There have always been acts of atrocity that have shaken us to the bone and in this day and age, the media moves in as some kind of catalyst so that the shock, condemnation and outpouring is magnified whenever a news-breaking actions occur. In and amongst we ask the searching questions about WHY these events happen. But do we learn, and can we then use this to prevent what may happen in the future? I am not sure that we can in every circumstance. The individual human condition is such that the chain of triggers that lead to a 'rampage' such as the shootings in Kandahar a few weeks ago cannot truly be predicted and everyone has a different breaking point. Of course, that is not an excuse - it is, however, an attempt to understand.
A thought ...
The 'rogue' American soldier, Sgt Robert Bales, who went on a killing spree in Kandahar was removed by the US from Afghanistan almost as soon as he was identified.
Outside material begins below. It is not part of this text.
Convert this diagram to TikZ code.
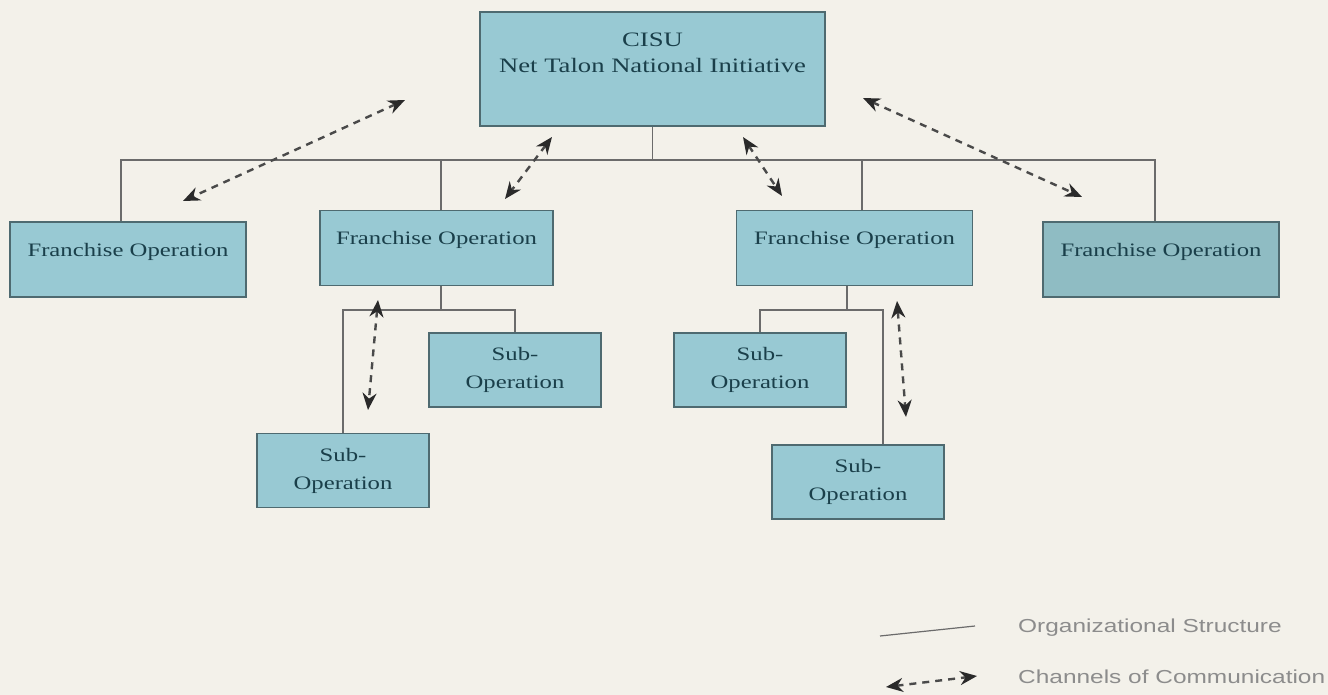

Early reports claimed that the stress of events in the war led to a build up before he finally 'snapped'. Kandaharis reporting back to Hamid Karzai, claim that this was not a lone act and there are voices asking for the soldier to be handed over to the Afghans. Increasingly - though clearly very much in place from the beginning of this conflict - the balance of power in this conflict is not about who is morally right, but who is economically more powerful. If Afghanistan - a sovereign country - was invaded by the US because the Taliban refused to hand over Osama Bin Laden, is Afghanistan equally in the moral position to send Afghan soldiers to the US to invade so that a wanted man who is being protected by the state, is also handed over?